Opinion No. ( 1982 )


Menu:
  • Mr. Lias B. `Bubba' Steen Commissioner Texas Department of Labor and Standards E. O. Thompson State Office Bldg. P. O. Box 12157 Austin, Texas 78711

    Re: License fee for farm labor contractors

    Dear Mr. Steen:

    You have asked our opinion regarding the effect of House Bill No. 2089 on article 5221a-5, V.T.C.S. House Bill No. 2089, which became effective August 31, 1981, exempts labor agents who have registered as farm labor contractors under the Farm Labor Contractor Registration Act of 1963, as amended (7 U.S.C. § 2041 et seq.), from the provisions of article 5221a-5.

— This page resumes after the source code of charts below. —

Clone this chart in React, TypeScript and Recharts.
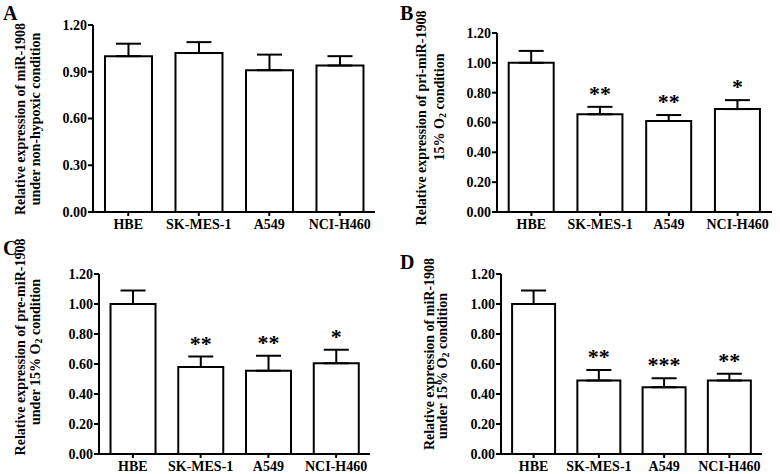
import React from 'react';
import { BarChart, Bar, XAxis, YAxis, ErrorBar, LabelList } from 'recharts';

const categories = ['HBE', 'SK-MES-1', 'A549', 'NCI-H460'];

const valuesA = [1.0, 1.02, 0.91, 0.94];
const errorsA = [0.08, 0.07, 0.1, 0.06];
const sigA = ['', '', '', ''];

const valuesB = [1.0, 0.655, 0.61, 0.69];
const errorsB = [0.08, 0.05, 0.04, 0.06];
const sigB = ['', '**', '**', '*'];

const valuesC = [1.0, 0.58, 0.555, 0.605];
const errorsC = [0.09, 0.07, 0.1, 0.09];
const sigC = ['', '**', '**', '*'];

const valuesD = [1.0, 0.49, 0.445, 0.49];
const errorsD = [0.09, 0.07, 0.06, 0.045];
const sigD = ['', '**', '***', '**'];

const ticksA = [0, 0.3, 0.6, 0.9, 1.2];
const ticksBCD = [0, 0.2, 0.4, 0.6, 0.8, 1.0, 1.2];

const FONT = '"Liberation Serif", "Times New Roman", serif';

type Row = { name: string; value: number; err: number[]; errUp: number; sig: string };

function build(values: number[], errors: number[], sig: string[]): Row[] {
  return categories.map((c, i) => ({
    name: c,
    value: values[i],
    err: [0, errors[i]],
    errUp: errors[i],
    sig: sig[i],
  }));
}

const makeSigRenderer = (rows: Row[]) => (props: any) => {
  const vb = props.viewBox || {};
  const x = props.x ?? vb.x;
  const y = props.y ?? vb.y;
  const width = props.width ?? vb.width;
  const height = props.height ?? vb.height;
  const idx = props.index;
  const row = rows[idx];
  const label = row ? row.sig : props.value;
  if (!label || !row) return null;
  const h = Math.abs(height);
  const top = height >= 0 ? y : y + height;
  const pxPerUnit = h / row.value;
  const errTop = top - row.errUp * pxPerUnit;
  return (
    <text
      x={x + width / 2}
      y={errTop - 6}
      textAnchor="middle"
      fontFamily={FONT}
      fontWeight="bold"
      fontSize={22}
      fill="#000"
    >
      {label}
    </text>
  );
};

type PanelProps = {
  left: number;
  top: number;
  plotLeft: number;
  plotRight: number;
  plotTop: number;
  plotBottom: number;
  rows: Row[];
  ticks: number[];
};

function Panel({ left, top, plotLeft, plotRight, plotTop, plotBottom, rows, ticks }: PanelProps) {
  const W = 390;
  const H = 237;
  return (
    <div style={{ position: 'absolute', left, top, width: W, height: H }}>
      <BarChart
        width={W}
        height={H}
        data={rows}
        margin={{ top: plotTop, right: W - plotRight, bottom: 0, left: 0 }}
        barCategoryGap="17%"
      >
        <XAxis
          dataKey="name"
          interval={0}
          height={H - plotBottom}
          axisLine={{ stroke: '#000', strokeWidth: 2 }}
          tickLine={{ stroke: '#000', strokeWidth: 2 }}
          tickSize={4}
          tickMargin={3}
          tick={{ fill: '#000', fontSize: 14, fontWeight: 'bold', fontFamily: FONT }}
        />
        <YAxis
          width={plotLeft}
          domain={[0, 1.2]}
          ticks={ticks}
          interval={0}
          tickFormatter={(v: number) => v.toFixed(2)}
          axisLine={{ stroke: '#000', strokeWidth: 2 }}
          tickLine={{ stroke: '#000', strokeWidth: 2 }}
          tickSize={5}
          tickMargin={1}
          tick={{ fill: '#000', fontSize: 14, fontWeight: 'bold', fontFamily: FONT }}
        />
        <Bar dataKey="value" fill="#fff" stroke="#000" strokeWidth={2} isAnimationActive={false}>
          <ErrorBar dataKey="err" width={12.5} stroke="#000" strokeWidth={2} direction="y" />
          <LabelList dataKey="sig" content={makeSigRenderer(rows)} />
        </Bar>
      </BarChart>
    </div>
  );
}

function VText({ x, y, children, size = 14 }: { x: number; y: number; children: React.ReactNode; size?: number }) {
  return (
    <text
      transform={`translate(${x},${y}) rotate(-90)`}
      textAnchor="middle"
      dominantBaseline="central"
      fontFamily={FONT}
      fontWeight="bold"
      fontSize={size}
      fill="#000"
    >
      {children}
    </text>
  );
}

function Sub() {
  return (
    <tspan fontSize={10} dy={3}>
      2
    </tspan>
  );
}

export default function App() {
  const dataA = build(valuesA, errorsA, sigA);
  const dataB = build(valuesB, errorsB, sigB);
  const dataC = build(valuesC, errorsC, sigC);
  const dataD = build(valuesD, errorsD, sigD);
  return (
    <div style={{ position: 'absolute', left: 0, top: 0, width: 780, height: 474, background: '#fff', overflow: 'hidden' }}>
      <Panel left={0} top={0} plotLeft={93} plotRight={375} plotTop={25} plotBottom={212} rows={dataA} ticks={ticksA} />
      <Panel left={390} top={0} plotLeft={107} plotRight={382} plotTop={33} plotBottom={212} rows={dataB} ticks={ticksBCD} />
      <Panel left={0} top={237} plotLeft={99} plotRight={370} plotTop={37} plotBottom={217} rows={dataC} ticks={ticksBCD} />
      <Panel left={390} top={237} plotLeft={111} plotRight={372} plotTop={37} plotBottom={217} rows={dataD} ticks={ticksBCD} />
      <svg width={780} height={474} style={{ position: 'absolute', left: 0, top: 0, pointerEvents: 'none' }}>
        <text x={3} y={20} fontFamily={FONT} fontWeight="bold" fontSize={20} fill="#000">A</text>
        <text x={400} y={20} fontFamily={FONT} fontWeight="bold" fontSize={20} fill="#000">B</text>
        <text x={3} y={255} fontFamily={FONT} fontWeight="bold" fontSize={20} fill="#000">C</text>
        <text x={400} y={269} fontFamily={FONT} fontWeight="bold" fontSize={20} fill="#000">D</text>

        <VText x={20} y={119}>Relative expression of miR-1908</VText>
        <VText x={35} y={119}>under non-hypoxic condition</VText>

        <VText x={421} y={118}>Relative expression of pri-miR-1908</VText>
        <VText x={439} y={107}>
          15% O<Sub />
          <tspan dy={-3}> condition</tspan>
        </VText>

        <VText x={20} y={347}>Relative expression of pre-miR-1908</VText>
        <VText x={35} y={352}>
          under 15% O<Sub />
          <tspan dy={-3}> condition</tspan>
        </VText>

        <VText x={429} y={354}>Relative expression of miR-1908</VText>
        <VText x={442} y={366}>
          under 15% O<Sub />
          <tspan dy={-3}> condition</tspan>
        </VText>
      </svg>
    </div>
  );
}
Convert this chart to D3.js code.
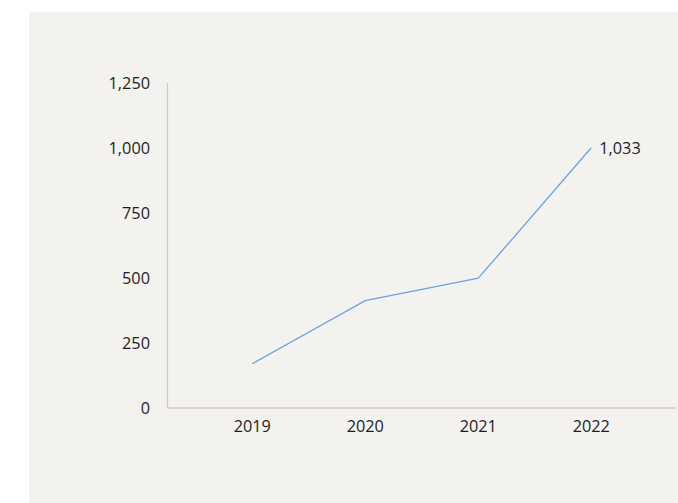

    At issue is whether individuals who paid a license fee as a labor agent under the state law are now entitled to a pro-rata refund of some portion of that annual fee if they are registered as farm labor contractors under the federal act. The question would only apply to those individuals who paid the state labor agent fee after September 1, 1980, since it is an annual fee and the exemption in House Bill No. 2089 became effective August 31, 1981. In addition, it would only apply to those individuals who meet the above stated criteria and have registered as farm labor contractors under the federal act.

    We note here that money paid to the Texas Department of Labor and Standards as labor agent license fees is to be deposited into the General Revenue Fund as required by section 9 of article 5221a-5. We are advised that the Texas Department of Labor and Standards, in anticipation of this problem, has placed said license fees in a suspense account with the state treasurer, as provided by article 4388. Notwithstanding the above, all state money, including that in special funds, is subject to the restrictions of article 8, section 6 of the Texas Constitution which reads in relevant part:

    No money shall be drawn from the Treasury but in pursuance of specific appropriations made by law. . . .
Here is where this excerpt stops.